Um capítulo à parte são as notas em seu exemplar do Tractatus logico-philosophicus de Wittgenstein. Logo abaixo da célebre sentença “do que não se pode falar, é melhor calar-se”, Martin Heidegger revida a lápis: Darüber kann man nicht schweigen (“A esse respeito não há como se calar”). Mesmo nos livros de alguns de seus alunos de primeira hora, como Hans-Georg Gadamer e Gerhard Krüger, ele deixou comentários irônicos e por vezes maldosos (“Krüger não tem noção alguma do que é pensar”).
Com a mesma obsessiva minúcia, ele lia inclusive as próprias publicações. Seu exemplar de Ser e tempo está repleto de observações e comentários críticos, o que – ainda segundo Ulrich von Büllow – possivelmente documenta o momento em que se dá a assim chamada Kehre do filósofo.

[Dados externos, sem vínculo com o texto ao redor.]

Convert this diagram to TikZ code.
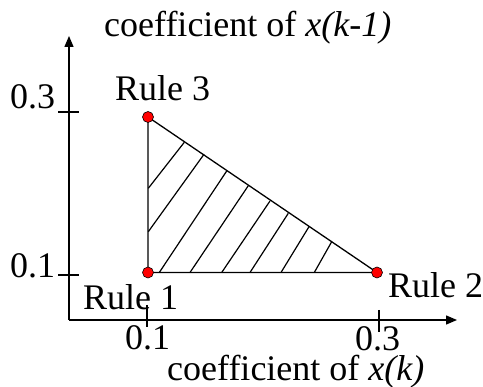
\documentclass[tikz,border=0pt]{standalone}
\usepackage{fontspec}
\setmainfont{Liberation Serif}
\usetikzlibrary{arrows.meta}
\begin{document}
\begin{tikzpicture}[x=1pt,y=-1pt,
  lbl/.style={anchor=base west,inner sep=0pt,font=\fontsize{36}{40}\selectfont},
  dot/.style={circle,fill=red,draw=black,line width=0.6pt,inner sep=0pt,minimum size=11pt},
  axis/.style={line width=1.4pt,-{Triangle[length=11pt,width=9pt]}},
  tick/.style={line width=1.2pt},
  edge/.style={line width=1.3pt},
  hatch/.style={line width=1.2pt}]
\useasboundingbox (0,0) rectangle (483,387);
% axes
\coordinate (o) at (69,320);
\coordinate (ytop) at (69,36);
\coordinate (xend) at (457,320);
\draw[axis] (o) -- (ytop);
\draw[axis] (o) -- (xend);
% ticks
\coordinate (ty3a) at (58,112); \coordinate (ty3b) at (79,112);
\coordinate (ty1a) at (58,275); \coordinate (ty1b) at (79,275);
\coordinate (tx1a) at (147,305); \coordinate (tx1b) at (147,327);
\coordinate (tx3a) at (379,310); \coordinate (tx3b) at (379,332);
\draw[tick] (ty3a) -- (ty3b);
\draw[tick] (ty1a) -- (ty1b);
\draw[tick] (tx1a) -- (tx1b);
\draw[tick] (tx3a) -- (tx3b);
% triangle
\coordinate (p3) at (148,117);
\coordinate (p1) at (148,272.5);
\coordinate (p2) at (377,272.5);
\draw[edge] (p1) -- (p3) -- (p2) -- cycle;
% hatching
\foreach \ax/\ay/\bx/\by in {148.3/188.3/184.3/142.3, 148.3/231.7/204/154.3,
  159.3/272.5/226.7/171, 190/272.5/248.3/185.7, 221.7/272.5/270/201,
  250/272.5/288.3/213.3, 281/272.5/309/226.7, 314.3/272.5/331.7/241.7}
  \draw[hatch] (\ax,\ay) -- (\bx,\by);
% dots
\node[dot] (r3) at (p3) {};
\node[dot] (r1) at (p1) {};
\node[dot] (r2) at (p2) {};
% labels
\node[lbl] (ylab) at (104,37) {coefficient of \textit{x(k-1)}};
\node[lbl] (xlab) at (167,381) {coefficient of \textit{x(k)}};
\node[lbl] (lr3) at (115,101) {Rule 3};
\node[lbl] (lr1) at (83,310) {Rule 1};
\node[lbl] (lr2) at (388,298) {Rule 2};
\node[lbl] (y3) at (10,109) {0.3};
\node[lbl] (y1) at (10,278) {0.1};
\node[lbl] (x1) at (125,350) {0.1};
\node[lbl] (x3) at (355,351) {0.3};
\end{tikzpicture}
\end{document}
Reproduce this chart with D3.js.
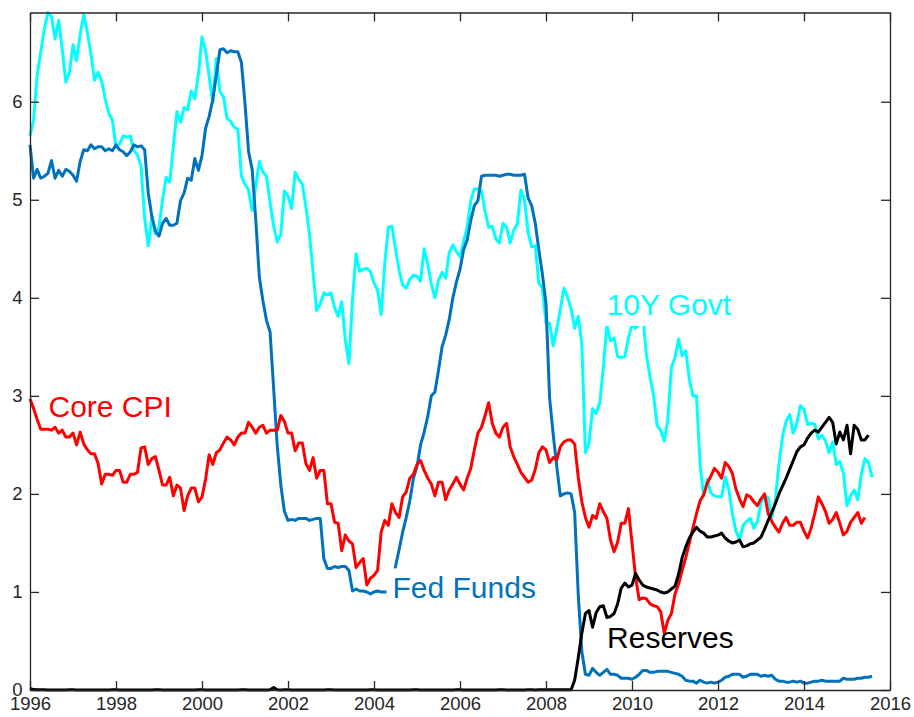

A mim impressionou em especial o tratamento dado a Rainer Maria Rilke, cuja oitava Elegia de Duino Heidegger dissecou com uma acribia tal (o aluvião de marcas e grifos não dá margem a dúvida) que custa crer que ele tenha, em algum momento, fruído os textos do grande poeta alemão. Essas marcações provavelmente datam de fins da década de 1930 ou inícios dos anos 1940, quando Heidegger ministrou sua preleção sobre o destino do texto poético em uma “época indigente”. Um diagnóstico que talvez encontre sua confirmação nessa propensão a considerar a poesia não em si e por si mesma, mas como um pretexto para o pensar.
Um de seus primeiros e mais talentosos alunos, Karl Löwith, conta que no início dos anos 1920, quando Martin Heidegger via a si mesmo como um teólogo cristão, o canto de sua cela em Freiburg era adornado com uma gravura do crucificado em estilo expressionista. Sobre a mesa de trabalho, repousavam dois retratos: os de Pascal e Dostoievski. Não sendo exatamente poucas as semelhanças entre a psique de Raskólnikov e a de Heidegger, pergunto-me apenas por onde andará o seu exemplar de Crime e castigo.
Sérgio da Mata é professor do Departamento de História da Universidade Federal de Ouro Preto (UFOP).